Friday, May 19, 2006

Visit to Migdal HaEmek, Upper Nazereth, and Nahalal

Yesterday we toured several towns in the Galilee, east of Haifa. We were the guests of an endeavor called Partnership 2000 under the sponsorship of the Jewish Agency for Israel. Ann Arbor, Detroit, and other Michigan cities exchange visits and in partnership with towns in this region do various projects. Our host for the day was Ziva, the coordinator of the Partnership office in the region.

We began with a guided visit to two cemeteries: the 3rd and 4th century cemetery called Bet Shearim, and the 20th century Nahalal cemetery. In the Mishnaic era, inspired by the sage Judah ha-Nasi, many Diaspora Jews had their bodies returned to Bet Shearim for interrment in stone or metal sarcophagi. The caves where burials took place were rediscovered in the 1920s. Inscriptions and carved images on the sarcophagi give insights into the life and attitudes of the dispersed Jews of that era. Many include quite pagan images, such as Nike or Zeus. Without hearing it explicitly, we grasped how Jewish history is very rooted in this area.

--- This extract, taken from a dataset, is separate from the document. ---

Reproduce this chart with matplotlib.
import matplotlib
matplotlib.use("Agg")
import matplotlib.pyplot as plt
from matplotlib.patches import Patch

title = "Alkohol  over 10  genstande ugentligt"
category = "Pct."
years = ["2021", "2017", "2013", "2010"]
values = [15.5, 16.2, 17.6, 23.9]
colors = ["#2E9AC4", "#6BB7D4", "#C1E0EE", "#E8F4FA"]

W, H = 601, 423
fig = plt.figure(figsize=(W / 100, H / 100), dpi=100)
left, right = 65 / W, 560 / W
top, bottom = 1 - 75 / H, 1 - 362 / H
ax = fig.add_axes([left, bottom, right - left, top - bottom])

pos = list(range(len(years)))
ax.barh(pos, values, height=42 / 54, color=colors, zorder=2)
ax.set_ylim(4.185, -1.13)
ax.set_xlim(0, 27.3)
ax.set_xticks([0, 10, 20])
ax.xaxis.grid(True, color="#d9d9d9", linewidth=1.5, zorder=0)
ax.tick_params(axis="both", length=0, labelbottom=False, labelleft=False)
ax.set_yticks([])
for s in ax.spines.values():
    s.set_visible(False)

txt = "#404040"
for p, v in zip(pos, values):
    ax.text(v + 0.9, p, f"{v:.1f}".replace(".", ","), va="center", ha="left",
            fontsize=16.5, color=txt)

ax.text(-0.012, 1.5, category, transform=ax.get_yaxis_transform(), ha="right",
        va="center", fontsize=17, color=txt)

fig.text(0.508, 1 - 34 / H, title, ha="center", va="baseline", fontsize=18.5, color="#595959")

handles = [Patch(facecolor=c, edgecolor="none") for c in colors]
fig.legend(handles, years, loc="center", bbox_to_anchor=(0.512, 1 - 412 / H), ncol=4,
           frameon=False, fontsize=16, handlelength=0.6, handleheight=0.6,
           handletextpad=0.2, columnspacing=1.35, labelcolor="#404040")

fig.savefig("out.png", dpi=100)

The Nahalal cemetery, not far away, reflects the recent Zionist history of the region. Nalalal is a carefully designed town set out in a circle. Houses are in the center and farms radiate outward. The cemetery is on a wooded hill overlooking the stunning green Jezreel valley and the town. Famous residents of the region who are buried there include Moshe Dyan and Ilan Ramon, the astronaut who died in the Challenger disaster.

Our guide -- a local history buff -- also pointed out the graves of the grandparents of writer Meir Shalev, whose book I just bought. When I hear of something for the first time, I always seem to hear of it again right away. The book I'm reading is about the region, and I hadn't even connected these facts.

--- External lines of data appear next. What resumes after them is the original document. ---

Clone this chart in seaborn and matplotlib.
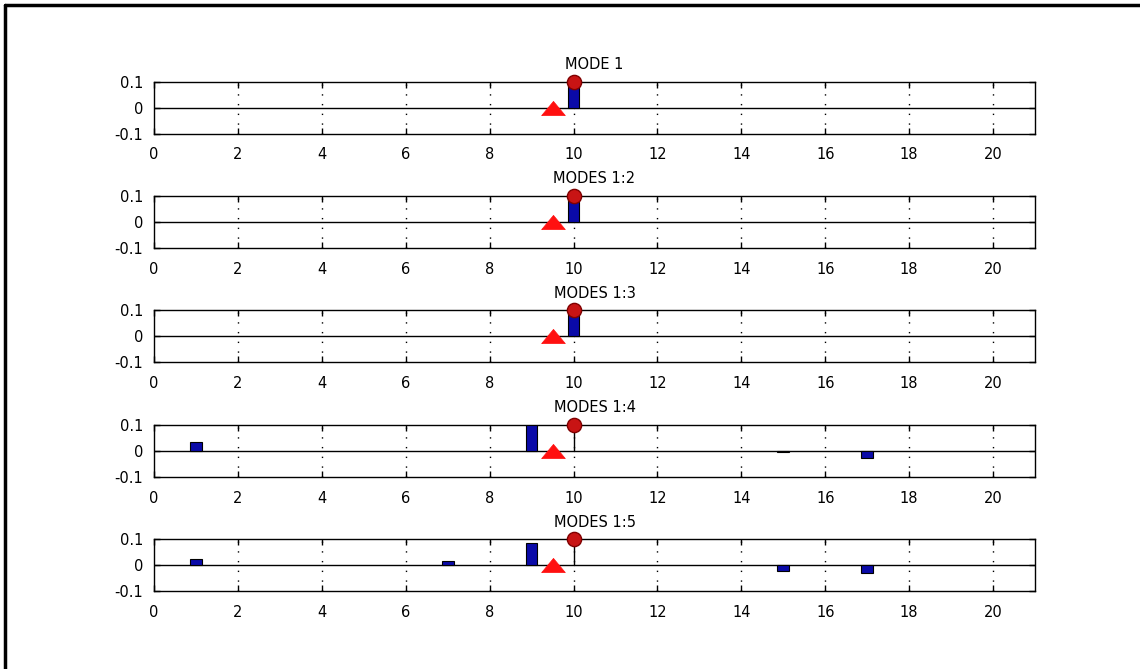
import numpy as np
import matplotlib
matplotlib.use("Agg")
import matplotlib.pyplot as plt
from matplotlib.lines import Line2D
import seaborn as sns

# data
titles = ["MODE 1", "MODES 1:2", "MODES 1:3", "MODES 1:4", "MODES 1:5"]
bar_x = [[10], [10], [10], [1, 9, 15, 17], [1, 7, 9, 15, 17]]
bar_h = [[0.095], [0.095], [0.095],
         [0.033, 0.1, -0.004, -0.029],
         [0.023, 0.017, 0.085, -0.022, -0.03]]
stem_x = 10
stem_y = 0.1
tri_x = 9.5
tri_y = 0.0
x_ticks = np.arange(0, 21, 2)
y_ticks = [-0.1, 0, 0.1]
y_labels = ["-0.1", "0", "0.1"]

sns.set_theme(style="white")
plt.rcParams['font.family'] = ['DejaVu Sans']

# flat triangle like the MATLAB marker
flat_tri = [(-1, -0.6), (1, -0.6), (0, 0.6), (-1, -0.6)]

fig = plt.figure(figsize=(11.4, 6.69), dpi=100)
fig.patch.set_facecolor("white")

left = 154 / 1140
width = (1035 - 154) / 1140
h = 52 / 669
tops = [81.5, 195.9, 310.3, 424.7, 539.1]

for i in range(5):
    bottom = 1 - (tops[i] + 52) / 669
    ax = fig.add_axes([left, bottom, width, h])
    ax.set_facecolor("white")
    ax.set_xlim(0, 21)
    ax.set_ylim(-0.1, 0.1)

    # zero line
    ax.axhline(0, color="black", lw=1, zorder=2)
    # dotted vertical grid
    for xv in x_ticks[1:]:
        ax.axvline(xv, color="black", lw=1, ls=(0, (1, 6)), zorder=1)

    # stem with circle
    ax.plot([stem_x, stem_x], [0, stem_y], color="black", lw=1, zorder=3)
    # bars
    ax.bar(bar_x[i], bar_h[i], width=0.28, color="#0a0aa8",
           edgecolor="black", lw=0.8, zorder=4)
    sns.scatterplot(x=[stem_x], y=[stem_y], ax=ax, marker="o", s=105,
                    color="#c81414", edgecolor="#800000", linewidth=1.0,
                    zorder=5, clip_on=False, legend=False)
    sns.scatterplot(x=[tri_x], y=[tri_y], ax=ax, marker=flat_tri, s=290,
                    color="#ff1010", edgecolor="#ff1010", linewidth=0.5,
                    zorder=5, clip_on=False, legend=False)

    ax.set_xticks(x_ticks)
    ax.set_yticks(y_ticks)
    ax.set_yticklabels(y_labels)
    ax.tick_params(direction="in", length=4, width=1, colors="black",
                   labelsize=10.5, top=True, right=True, bottom=True, left=True)
    ax.tick_params(axis="x", pad=10)
    ax.tick_params(axis="y", pad=8)
    for sp in ax.spines.values():
        sp.set_color("black")
        sp.set_linewidth(1)
        sp.set_visible(True)
    ax.set_xlabel("")
    ax.set_ylabel("")
    ax.set_title(titles[i], fontsize=10.5, pad=9, color="black")

# outer frame (left and top edges)
fig.add_artist(Line2D([5 / 1140, 5 / 1140], [0, 1 - 5 / 669],
                      transform=fig.transFigure, color="black", lw=2.5))
fig.add_artist(Line2D([5 / 1140, 1], [1 - 5 / 669, 1 - 5 / 669],
                      transform=fig.transFigure, color="black", lw=2.5))

fig.savefig("out.png", dpi=100, facecolor="white")
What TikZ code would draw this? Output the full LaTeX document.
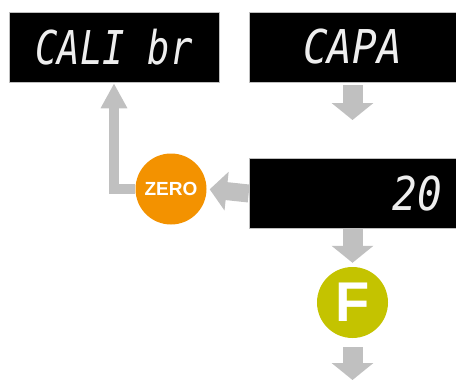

Our tour continued with visits to projects whose funding partially comes from the Ann Arbor Jewish community. We visited an elementary school with a program in Jewish Family education, a women's center with a program for battered women, and an after-school youth drama program. At the school, children performed a dance to a song dating from the 1973 war, about determination to continue in adverse circumstances (see illustration above). All Israelis know this song -- as all our hosts had known the song that's written on Ilan Ramon's grave.

We also heard a PowerPoint presentation entirely in Hebrew, with all-Hebrew slides. Though Ziva translated, circles and boxes don't help slides much if you can't read what's inside. We learned that according to the assembled teachers and administrators, there is no word in Hebrew for accountability. We became much more familiar with the Jewish Family Education program that Ann Arbor's community sponsors. I was delighted to see that the school has several ecology and conservation prograns. In the school garden, even small children cultivate vegetables, which they later eat as part of the lunch program.

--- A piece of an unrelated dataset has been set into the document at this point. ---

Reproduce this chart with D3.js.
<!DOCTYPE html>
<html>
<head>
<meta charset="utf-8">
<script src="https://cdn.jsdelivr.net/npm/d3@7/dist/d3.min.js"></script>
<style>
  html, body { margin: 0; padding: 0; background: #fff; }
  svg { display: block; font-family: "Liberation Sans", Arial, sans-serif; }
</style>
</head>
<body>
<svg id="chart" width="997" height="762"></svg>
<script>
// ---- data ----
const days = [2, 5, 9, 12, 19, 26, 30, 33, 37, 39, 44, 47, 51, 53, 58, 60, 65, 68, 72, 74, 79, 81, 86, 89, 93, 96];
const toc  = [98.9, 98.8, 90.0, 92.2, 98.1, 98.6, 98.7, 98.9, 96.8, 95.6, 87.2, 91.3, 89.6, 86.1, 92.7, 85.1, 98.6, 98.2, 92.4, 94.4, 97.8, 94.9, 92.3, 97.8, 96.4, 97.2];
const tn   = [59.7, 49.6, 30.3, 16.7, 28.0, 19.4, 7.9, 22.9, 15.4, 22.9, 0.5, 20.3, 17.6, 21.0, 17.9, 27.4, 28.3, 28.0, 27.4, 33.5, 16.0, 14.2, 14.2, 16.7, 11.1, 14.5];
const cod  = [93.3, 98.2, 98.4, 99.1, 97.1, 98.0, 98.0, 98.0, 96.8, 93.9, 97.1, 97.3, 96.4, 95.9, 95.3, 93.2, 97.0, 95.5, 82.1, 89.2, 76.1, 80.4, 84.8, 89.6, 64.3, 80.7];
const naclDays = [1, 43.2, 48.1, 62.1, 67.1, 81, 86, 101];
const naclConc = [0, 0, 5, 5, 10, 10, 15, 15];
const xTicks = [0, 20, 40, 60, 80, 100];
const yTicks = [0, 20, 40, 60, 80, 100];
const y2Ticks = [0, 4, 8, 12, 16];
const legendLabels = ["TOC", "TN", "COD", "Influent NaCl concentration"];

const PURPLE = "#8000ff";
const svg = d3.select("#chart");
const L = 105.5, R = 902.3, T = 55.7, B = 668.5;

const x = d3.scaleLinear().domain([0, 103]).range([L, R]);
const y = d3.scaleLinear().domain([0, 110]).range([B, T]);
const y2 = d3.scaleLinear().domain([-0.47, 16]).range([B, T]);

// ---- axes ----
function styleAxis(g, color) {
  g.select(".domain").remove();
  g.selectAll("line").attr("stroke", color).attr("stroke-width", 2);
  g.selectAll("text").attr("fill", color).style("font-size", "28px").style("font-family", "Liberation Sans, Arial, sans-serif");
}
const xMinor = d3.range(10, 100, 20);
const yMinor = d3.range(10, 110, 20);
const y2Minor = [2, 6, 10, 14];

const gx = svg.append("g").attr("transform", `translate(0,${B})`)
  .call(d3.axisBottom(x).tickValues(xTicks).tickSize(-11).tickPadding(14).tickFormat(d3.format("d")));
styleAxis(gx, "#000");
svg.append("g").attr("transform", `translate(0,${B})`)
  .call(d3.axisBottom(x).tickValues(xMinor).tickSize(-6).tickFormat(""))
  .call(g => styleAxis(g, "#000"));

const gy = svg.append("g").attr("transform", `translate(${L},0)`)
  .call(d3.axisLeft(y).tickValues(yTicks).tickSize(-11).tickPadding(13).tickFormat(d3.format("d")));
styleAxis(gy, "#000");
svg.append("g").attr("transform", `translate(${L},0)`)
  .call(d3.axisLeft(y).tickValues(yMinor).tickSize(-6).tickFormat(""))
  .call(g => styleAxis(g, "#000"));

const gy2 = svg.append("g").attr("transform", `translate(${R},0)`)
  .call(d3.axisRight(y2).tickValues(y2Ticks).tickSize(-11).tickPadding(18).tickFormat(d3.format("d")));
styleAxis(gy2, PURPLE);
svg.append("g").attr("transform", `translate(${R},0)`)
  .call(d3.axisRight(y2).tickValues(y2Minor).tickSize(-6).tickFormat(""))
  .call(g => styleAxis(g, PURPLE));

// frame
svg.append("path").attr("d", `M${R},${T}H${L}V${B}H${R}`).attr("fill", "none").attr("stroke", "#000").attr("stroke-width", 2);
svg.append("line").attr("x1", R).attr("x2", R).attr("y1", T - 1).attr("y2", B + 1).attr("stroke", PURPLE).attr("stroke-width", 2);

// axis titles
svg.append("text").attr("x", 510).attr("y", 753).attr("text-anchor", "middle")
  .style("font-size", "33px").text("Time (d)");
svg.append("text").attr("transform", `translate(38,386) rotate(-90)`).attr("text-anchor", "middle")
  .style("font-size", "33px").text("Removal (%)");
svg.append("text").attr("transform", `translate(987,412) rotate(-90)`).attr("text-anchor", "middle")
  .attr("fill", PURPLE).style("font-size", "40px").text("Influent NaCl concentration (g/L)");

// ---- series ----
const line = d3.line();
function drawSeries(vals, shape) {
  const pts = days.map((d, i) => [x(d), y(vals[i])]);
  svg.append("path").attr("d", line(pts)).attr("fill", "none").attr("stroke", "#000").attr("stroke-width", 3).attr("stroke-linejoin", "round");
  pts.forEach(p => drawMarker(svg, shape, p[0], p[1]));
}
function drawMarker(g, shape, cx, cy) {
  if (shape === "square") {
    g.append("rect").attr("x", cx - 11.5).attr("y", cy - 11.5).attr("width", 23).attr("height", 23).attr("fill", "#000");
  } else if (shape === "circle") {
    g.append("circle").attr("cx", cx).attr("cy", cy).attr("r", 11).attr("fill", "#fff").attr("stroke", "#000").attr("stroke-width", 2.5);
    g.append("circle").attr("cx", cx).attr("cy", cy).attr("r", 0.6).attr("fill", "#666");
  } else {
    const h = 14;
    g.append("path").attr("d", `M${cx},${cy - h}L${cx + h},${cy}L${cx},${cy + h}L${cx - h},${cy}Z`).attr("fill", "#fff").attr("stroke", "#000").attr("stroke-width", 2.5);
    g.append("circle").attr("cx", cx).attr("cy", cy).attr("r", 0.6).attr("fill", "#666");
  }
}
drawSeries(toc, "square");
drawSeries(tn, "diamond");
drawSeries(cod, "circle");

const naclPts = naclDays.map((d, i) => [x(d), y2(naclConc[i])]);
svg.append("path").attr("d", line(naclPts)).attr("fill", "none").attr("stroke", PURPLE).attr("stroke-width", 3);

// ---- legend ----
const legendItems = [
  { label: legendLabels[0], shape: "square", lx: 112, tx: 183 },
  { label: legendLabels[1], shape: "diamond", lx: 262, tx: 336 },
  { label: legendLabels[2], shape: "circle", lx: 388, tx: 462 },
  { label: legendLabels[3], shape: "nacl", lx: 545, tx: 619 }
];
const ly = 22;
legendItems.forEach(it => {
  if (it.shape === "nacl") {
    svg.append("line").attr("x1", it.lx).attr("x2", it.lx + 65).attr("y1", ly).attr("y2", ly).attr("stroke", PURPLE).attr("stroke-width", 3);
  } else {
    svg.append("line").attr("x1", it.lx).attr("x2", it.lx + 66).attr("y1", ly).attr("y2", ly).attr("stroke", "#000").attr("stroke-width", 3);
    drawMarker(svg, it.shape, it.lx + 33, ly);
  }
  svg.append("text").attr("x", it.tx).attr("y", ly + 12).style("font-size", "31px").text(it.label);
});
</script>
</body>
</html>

For this part of the day, Ziva acted as our guide. We learned a little more about her as well: she lives on an old-fashioned kibbutz, where members turn in their salaries and all receive "what they need." The kibbutz is modern, though, in that it runs a factory and also other non-agricultural endeavors. Although Israel still produces and exports many agricultural products, most kibbutzes have had to expand their investment areas and go beyond orange groves and fields.

As we drove from Migdal HaEmek, site of the school, to Upper Nazereth, site of the women's program, we went through the Arab part of Nazereth. We saw Palestinian flags, though the inhabitants are citizens of Israel. We saw a large green-painted Statue of Liberty with ropes and chains around it. Quite symbolic. I'm beginning to understand the hardening of Israeli attitudes towards the Arab citizens of Israel.

Dinner was at the home of a family who have often visited Ann Arbor and other US cities. I met the couple last fall when they had lunch with the committee that I am on, and now we also met three of their four children. They live on a farm in one of the wedge-shaped areas radiating from the center of Nahalal: we could hear the cows mooing while we were eating. The food was great: fish, potatoes, salad, cakes.

We enjoyed talking to them and to their daughter who's in the army. She answered one question about something I noticed on women soldiers on the train: are hip-hugger pants really part of the regulation uniform? No, the women have them altered, and they can be confined to base as a punishment for wearing them. She serves on an army base adjacent to one of the difficult cities in the territories. The army now has special units for dealing with each city, so that if there is a problem, it can be handled by soldiers who really know the area. Her job is social work: home visits to soliders with problems.